Damen Offshore Patrol Vessel 1800
 
Vietnam has embarked on a major arms purchasing programme, most importantly through an estimated $2- 2.5 billion package deal with Russia signed in December 2009, including 6 Kilo Class submarines with torpedoes and missile and 12 SU-30MKK fighter jets. Press reports mention China’s growing military as one factor that has influenced Vietnam’s recent military posture. Remarkably, China was Russia’s last major customer of submarines, ordering 8 subs in 2002.
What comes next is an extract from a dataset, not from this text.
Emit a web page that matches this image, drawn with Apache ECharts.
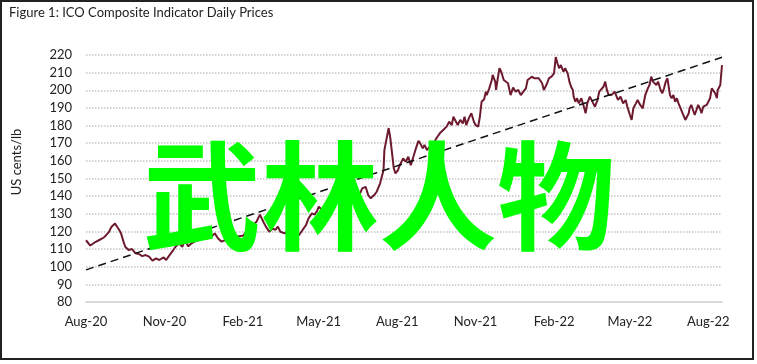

The weapons purchases come amidst ongoing disputes over sovereignty in the South China Sea, which Vietnam calls the East Sea. Vietnam, China and other countries have competing claims over potentially oil and gas-rich island chains there, including the Spratly’s and Paracels.
 
Damen has expanded its export market enormously in recent years. Apart from major sales by its daughter company De Schelde to Indonesia (4 corvettes and 1 frigate) and Morocco (3 frigates) and a competition for an Omani order it has also sold many patrol vessels over the past decade to Albania, Jamaica, Saudi Arabia, South Africa, Sweden, Thailand, the U.K. and the U.S. Some of these were built in the Netherlands, others were (partly) built overseas through a transfer of technology, as has happened in the case of Vietnam, under a licence granted in December 2009.